Investors are shying away from U.S. equities at the highest rate since the beginning of the financial crisis amid fears that the U.S. central bank will start raising short-term interest rates in the coming months.
A net 19 percent of global asset allocators are now underweight U.S. equities, the highest share since January 2008 and up from 6 percent overweight in February, according to a Bank of America Merrill Lynch Fund Manager survey for March.
The share of investors saying U.S. equities are overvalued has risen to 23 percent, the highest since May 2000. And 35 percent say the U.S. is the region they’d like to underweight the most, the highest reading in almost a decade.
The Federal Reserve will release a statement and economic projections Wednesday afternoon after it wraps up its two-day policy meeting in Washington.
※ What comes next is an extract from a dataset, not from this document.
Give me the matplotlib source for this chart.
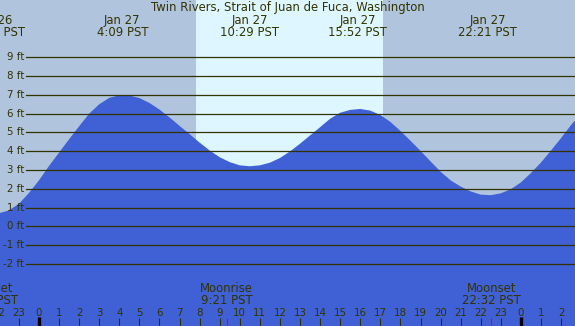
"""
Tide chart: Twin Rivers, Strait of Juan de Fuca, Washington (Jan 27)
Output: out.png (575x326)
"""

import matplotlib
matplotlib.use("Agg")
import matplotlib.pyplot as plt
import matplotlib.transforms as mtransforms

# --- data (hours relative to Jan 27 00:00 PST) ---
TIDE_HOURS = [
    -2.0, -1.5, -1.0, -0.5, 0.0, 0.5, 1.0, 1.5, 2.0, 2.5, 3.0, 3.5,
    4.0, 4.5, 5.0, 5.5, 6.0, 6.5, 7.0, 7.5, 8.0, 8.5, 9.0, 9.5,
    10.0, 10.5, 11.0, 11.5, 12.0, 12.5, 13.0, 13.5, 14.0, 14.5, 15.0, 15.5,
    16.0, 16.5, 17.0, 17.5, 18.0, 18.5, 19.0, 19.5, 20.0, 20.5, 21.0, 21.5,
    22.0, 22.5, 23.0, 23.5, 24.0, 24.5, 25.0, 25.5, 26.0, 26.5, 27.0,
]
TIDE_FT = [
    0.70, 0.85, 1.20, 1.78, 2.45, 3.22, 3.93, 4.64, 5.33, 6.00, 6.50, 6.84,
    6.98, 6.97, 6.83, 6.57, 6.22, 5.80, 5.35, 4.91, 4.46, 4.04, 3.68, 3.42,
    3.25, 3.20, 3.25, 3.39, 3.64, 3.99, 4.40, 4.84, 5.28, 5.73, 6.05, 6.20,
    6.25, 6.16, 5.93, 5.56, 5.08, 4.56, 4.02, 3.46, 2.91, 2.45, 2.12, 1.86,
    1.69, 1.66, 1.76, 1.98, 2.34, 2.84, 3.40, 4.04, 4.70, 5.40, 6.00,
]

EXTREME_HOURS = [-2.18, 4.15, 10.48, 15.87, 22.35]
EXTREME_LABELS = ["Jan 26\n21:49 PST", "Jan 27\n4:09 PST", "Jan 27\n10:29 PST",
                  "Jan 27\n15:52 PST", "Jan 27\n22:21 PST"]

MOON_HOURS = [-2.52, 9.35, 22.53]
MOON_LABELS = ["Moonset\n21:29 PST", "Moonrise\n9:21 PST", "Moonset\n22:32 PST"]

SUNRISE, SUNSET = 7.82, 17.13

FT_LEVELS = [9, 8, 7, 6, 5, 4, 3, 2, 1, 0, -1, -2]
HOUR_TICKS = list(range(-2, 27))

TITLE = "Twin Rivers, Strait of Juan de Fuca, Washington"

# --- styling ---
W, H = 575, 326
X0_PX, PX_PER_HR = 39.0, 20.08     # hour 0 position, horizontal scale
Y0_PX, PX_PER_FT = 226.4, 18.79    # 0 ft position, vertical scale

BG = "#B0C4DE"
DAY = "#DDF6FF"
WATER = "#4060D6"
INK = "#333300"
FS_TEXT = 8.4   # title, event labels
FS_NUM = 7.4    # hour digits, ft labels


def yfrac(py):
    """Pixel row (from top) to axes fraction."""
    return 1 - py / H


def main():
    fig = plt.figure(figsize=(W / 100, H / 100), dpi=100, facecolor=BG)
    ax = fig.add_axes([0, 0, 1, 1])
    ax.set_facecolor(BG)
    ax.set_axis_off()

    xmin = -X0_PX / PX_PER_HR
    xmax = (W - X0_PX) / PX_PER_HR
    ymax = Y0_PX / PX_PER_FT
    ymin = -(H - Y0_PX) / PX_PER_FT
    ax.set_xlim(xmin, xmax)
    ax.set_ylim(ymin, ymax)

    trans = mtransforms.blended_transform_factory(ax.transData, ax.transAxes)

    # daylight band
    ax.axvspan(SUNRISE, SUNSET, color=DAY, lw=0, zorder=1)

    # water
    ax.fill_between(TIDE_HOURS, TIDE_FT, ymin, color=WATER, lw=0, zorder=2)

    # foot lines + labels
    for ft in FT_LEVELS:
        ax.axhline(ft, xmin=26 / W, xmax=1, color=INK, lw=0.9, zorder=3)
        ax.text(24 / W, ft, f"{ft} ft", transform=ax.get_yaxis_transform(),
                ha="right", va="center", fontsize=FS_NUM, color=INK, zorder=4)

    # title
    ax.text(0.5, yfrac(11), TITLE, transform=ax.transAxes, ha="center",
            va="baseline", fontsize=FS_TEXT, color=INK, zorder=5)

    # high / low labels
    for h, lab in zip(EXTREME_HOURS, EXTREME_LABELS):
        top, bot = lab.split("\n")
        ax.text(h, yfrac(24), top, transform=trans, ha="center", va="baseline",
                fontsize=FS_TEXT, color=INK, zorder=5)
        ax.text(h, yfrac(36), bot, transform=trans, ha="center", va="baseline",
                fontsize=FS_TEXT, color=INK, zorder=5)

    # moon labels
    for h, lab in zip(MOON_HOURS, MOON_LABELS):
        top, bot = lab.split("\n")
        ax.text(h, yfrac(291.5), top, transform=trans, ha="center", va="baseline",
                fontsize=FS_TEXT, color=INK, zorder=5)
        ax.text(h, yfrac(303.5), bot, transform=trans, ha="center", va="baseline",
                fontsize=FS_TEXT, color=INK, zorder=5)

    # hour ticks and labels
    for h in HOUR_TICKS:
        ax.text(h, yfrac(315.5), str(h % 24), transform=trans, ha="center",
                va="baseline", fontsize=FS_NUM, color=INK, zorder=5)
        if h % 24 == 0:
            ax.plot([h, h], [0, yfrac(317)], transform=trans, color="black",
                    lw=2.4, solid_capstyle="butt", zorder=5)
        else:
            ax.plot([h, h], [0, yfrac(318)], transform=trans, color=INK,
                    lw=0.8, solid_capstyle="butt", zorder=5)

    for h in MOON_HOURS:
        ax.plot([h, h], [0, yfrac(318)], transform=trans, color="red",
                lw=0.8, solid_capstyle="butt", zorder=6)

    fig.savefig("out.png", dpi=100, facecolor=BG)
    plt.close(fig)


if __name__ == "__main__":
    main()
Many economists expect the central bank to tweak the language describing the timing of raising interest rates, which it’s held near zero since 2008 in an attempt to spur economic growth.
The portion of investors expecting the Federal Reserve to raise interest rates in the second quarter rose to 34 percent from 28 percent in February, while the number expecting a rate hike in the third quarter has fallen.
“The March survey indicates that investors have started to bring forward the date of the Fed’s first rate hike, rather than continue to push it back,” analysts wrote in the survey’s press release.
Investors are instead turning to European and Japanese equities. A record 63 percent of respondents say Europe is the region they’d be most likely to overweight in the coming year -- the highest portion since the question was first introduced in 2001.
The survey also found that 2 percent of investors said the U.S. dollar is overvalued, representing the first overvalued reading since 2009.
“Investor consensus suggests that the strong dollar will act as positive rather than a negative for the global economy and markets,” said Michael Hartnett, chief investment strategist at BofA Merrill Lynch Global Research, in the statement.